Find all lines in the records that include the word "chart", and copy them out.

==============================

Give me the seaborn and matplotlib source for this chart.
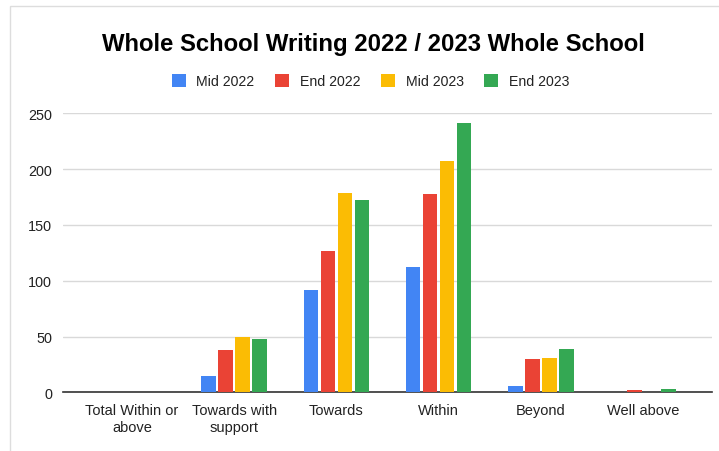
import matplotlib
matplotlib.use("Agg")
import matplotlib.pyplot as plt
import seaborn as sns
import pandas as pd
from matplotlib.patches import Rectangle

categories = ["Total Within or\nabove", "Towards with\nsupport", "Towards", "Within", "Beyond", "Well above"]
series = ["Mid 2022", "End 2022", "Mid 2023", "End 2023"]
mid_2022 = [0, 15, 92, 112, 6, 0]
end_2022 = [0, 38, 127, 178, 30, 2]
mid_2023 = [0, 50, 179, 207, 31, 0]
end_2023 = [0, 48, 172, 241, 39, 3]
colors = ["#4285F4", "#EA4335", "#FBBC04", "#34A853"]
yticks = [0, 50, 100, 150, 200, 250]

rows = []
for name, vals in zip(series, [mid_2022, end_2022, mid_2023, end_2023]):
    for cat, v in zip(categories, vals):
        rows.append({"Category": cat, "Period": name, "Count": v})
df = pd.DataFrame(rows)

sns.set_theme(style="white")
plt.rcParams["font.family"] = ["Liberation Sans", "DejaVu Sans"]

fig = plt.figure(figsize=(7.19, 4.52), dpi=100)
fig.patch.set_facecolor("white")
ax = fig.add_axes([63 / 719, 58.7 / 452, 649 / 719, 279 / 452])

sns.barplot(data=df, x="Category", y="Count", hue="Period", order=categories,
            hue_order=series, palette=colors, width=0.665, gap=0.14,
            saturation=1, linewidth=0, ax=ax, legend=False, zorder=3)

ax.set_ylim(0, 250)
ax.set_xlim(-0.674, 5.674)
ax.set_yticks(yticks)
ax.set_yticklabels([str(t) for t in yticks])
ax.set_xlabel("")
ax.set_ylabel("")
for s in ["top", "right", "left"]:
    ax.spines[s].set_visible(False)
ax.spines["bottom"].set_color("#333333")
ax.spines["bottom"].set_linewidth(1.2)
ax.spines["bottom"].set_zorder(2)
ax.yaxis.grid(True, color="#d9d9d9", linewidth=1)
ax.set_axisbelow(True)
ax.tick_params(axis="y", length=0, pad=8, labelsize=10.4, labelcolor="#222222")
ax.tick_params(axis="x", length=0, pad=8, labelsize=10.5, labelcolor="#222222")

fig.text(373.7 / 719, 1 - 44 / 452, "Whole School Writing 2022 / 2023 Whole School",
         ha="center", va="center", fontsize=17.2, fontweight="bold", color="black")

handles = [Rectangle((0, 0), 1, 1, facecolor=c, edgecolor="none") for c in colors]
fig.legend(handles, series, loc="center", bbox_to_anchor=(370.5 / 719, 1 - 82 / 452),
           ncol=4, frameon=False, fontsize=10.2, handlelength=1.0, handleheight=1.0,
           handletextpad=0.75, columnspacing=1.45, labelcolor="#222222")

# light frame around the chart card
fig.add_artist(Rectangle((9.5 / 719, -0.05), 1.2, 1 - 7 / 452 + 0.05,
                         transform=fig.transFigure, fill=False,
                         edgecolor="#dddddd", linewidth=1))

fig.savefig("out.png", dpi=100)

==============================

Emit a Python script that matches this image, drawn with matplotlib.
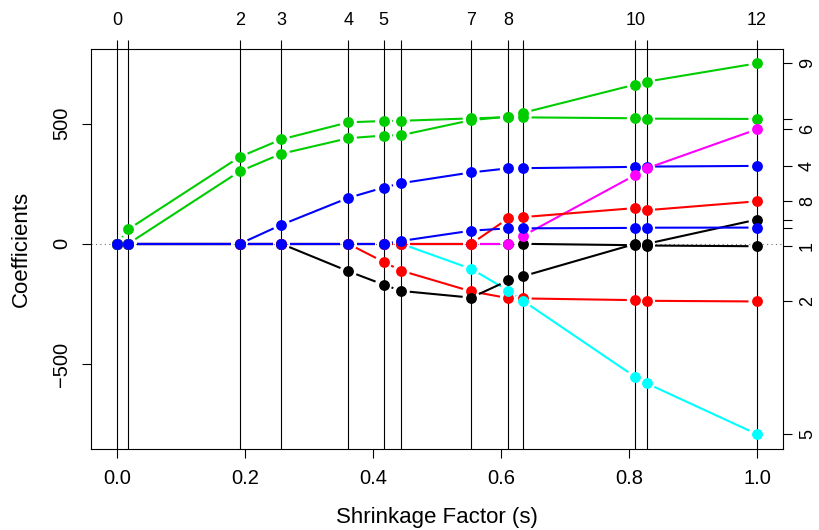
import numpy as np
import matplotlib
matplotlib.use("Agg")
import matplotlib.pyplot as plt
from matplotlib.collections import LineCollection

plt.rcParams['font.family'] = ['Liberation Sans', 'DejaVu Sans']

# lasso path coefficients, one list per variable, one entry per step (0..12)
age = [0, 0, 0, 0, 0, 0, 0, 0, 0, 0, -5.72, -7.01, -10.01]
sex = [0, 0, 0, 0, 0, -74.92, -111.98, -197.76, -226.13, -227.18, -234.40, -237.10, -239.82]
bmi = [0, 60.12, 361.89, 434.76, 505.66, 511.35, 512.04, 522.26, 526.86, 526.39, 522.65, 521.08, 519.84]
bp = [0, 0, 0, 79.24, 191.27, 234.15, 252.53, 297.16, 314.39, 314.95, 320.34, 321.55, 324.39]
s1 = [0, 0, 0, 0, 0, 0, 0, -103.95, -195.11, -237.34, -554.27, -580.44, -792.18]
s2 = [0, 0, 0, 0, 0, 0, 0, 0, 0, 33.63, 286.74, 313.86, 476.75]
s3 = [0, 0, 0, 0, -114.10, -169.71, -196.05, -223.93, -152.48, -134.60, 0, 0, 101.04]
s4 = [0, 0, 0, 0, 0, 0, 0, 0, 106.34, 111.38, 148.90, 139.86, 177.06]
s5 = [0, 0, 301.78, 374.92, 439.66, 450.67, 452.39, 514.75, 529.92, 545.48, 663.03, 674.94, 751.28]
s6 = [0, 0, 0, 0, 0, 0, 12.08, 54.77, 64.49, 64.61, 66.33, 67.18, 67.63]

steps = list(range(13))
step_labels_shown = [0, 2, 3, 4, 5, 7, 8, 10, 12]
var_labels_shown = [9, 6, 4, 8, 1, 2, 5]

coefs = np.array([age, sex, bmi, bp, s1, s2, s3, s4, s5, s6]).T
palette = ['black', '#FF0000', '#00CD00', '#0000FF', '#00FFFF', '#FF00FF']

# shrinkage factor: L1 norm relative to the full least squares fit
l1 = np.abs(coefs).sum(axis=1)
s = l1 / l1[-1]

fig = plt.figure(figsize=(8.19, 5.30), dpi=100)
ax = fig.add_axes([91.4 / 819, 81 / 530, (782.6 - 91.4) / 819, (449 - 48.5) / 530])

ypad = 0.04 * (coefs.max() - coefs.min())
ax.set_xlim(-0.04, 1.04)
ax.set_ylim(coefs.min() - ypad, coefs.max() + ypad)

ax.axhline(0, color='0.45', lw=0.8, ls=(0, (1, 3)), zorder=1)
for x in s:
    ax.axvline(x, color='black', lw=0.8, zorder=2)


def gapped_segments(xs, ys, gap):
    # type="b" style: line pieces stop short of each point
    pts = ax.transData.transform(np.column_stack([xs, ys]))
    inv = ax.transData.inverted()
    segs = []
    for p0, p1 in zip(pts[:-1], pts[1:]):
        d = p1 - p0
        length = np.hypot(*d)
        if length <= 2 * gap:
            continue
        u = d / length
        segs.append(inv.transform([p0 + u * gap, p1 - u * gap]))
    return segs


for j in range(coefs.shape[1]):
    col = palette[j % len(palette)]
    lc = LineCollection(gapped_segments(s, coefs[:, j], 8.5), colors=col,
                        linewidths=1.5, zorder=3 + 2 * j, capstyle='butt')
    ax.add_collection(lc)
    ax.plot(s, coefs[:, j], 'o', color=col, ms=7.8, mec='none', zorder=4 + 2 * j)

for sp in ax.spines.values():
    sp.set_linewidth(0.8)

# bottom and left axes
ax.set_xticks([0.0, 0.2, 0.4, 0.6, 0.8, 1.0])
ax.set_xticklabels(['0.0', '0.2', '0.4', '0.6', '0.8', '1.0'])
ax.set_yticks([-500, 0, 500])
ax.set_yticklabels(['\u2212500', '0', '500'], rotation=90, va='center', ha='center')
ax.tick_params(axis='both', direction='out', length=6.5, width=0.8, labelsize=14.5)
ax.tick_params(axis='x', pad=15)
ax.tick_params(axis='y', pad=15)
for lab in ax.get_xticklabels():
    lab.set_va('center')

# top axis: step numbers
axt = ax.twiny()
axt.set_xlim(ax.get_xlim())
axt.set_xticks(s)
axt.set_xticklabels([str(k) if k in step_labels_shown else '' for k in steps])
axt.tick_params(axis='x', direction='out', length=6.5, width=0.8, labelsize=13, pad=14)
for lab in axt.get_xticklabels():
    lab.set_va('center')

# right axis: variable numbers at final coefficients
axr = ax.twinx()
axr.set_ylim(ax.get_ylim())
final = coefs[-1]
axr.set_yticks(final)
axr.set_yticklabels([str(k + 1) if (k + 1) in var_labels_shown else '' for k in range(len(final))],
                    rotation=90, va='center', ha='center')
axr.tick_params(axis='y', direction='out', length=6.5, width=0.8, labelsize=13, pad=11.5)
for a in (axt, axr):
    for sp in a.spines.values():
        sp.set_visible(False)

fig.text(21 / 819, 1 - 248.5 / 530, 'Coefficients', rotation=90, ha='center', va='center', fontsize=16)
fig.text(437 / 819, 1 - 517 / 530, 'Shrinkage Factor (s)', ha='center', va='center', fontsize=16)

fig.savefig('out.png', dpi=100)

==============================

◆ TASK RESPONSE
Give me the seaborn and matplotlib source for this chart.
# light frame around the chart card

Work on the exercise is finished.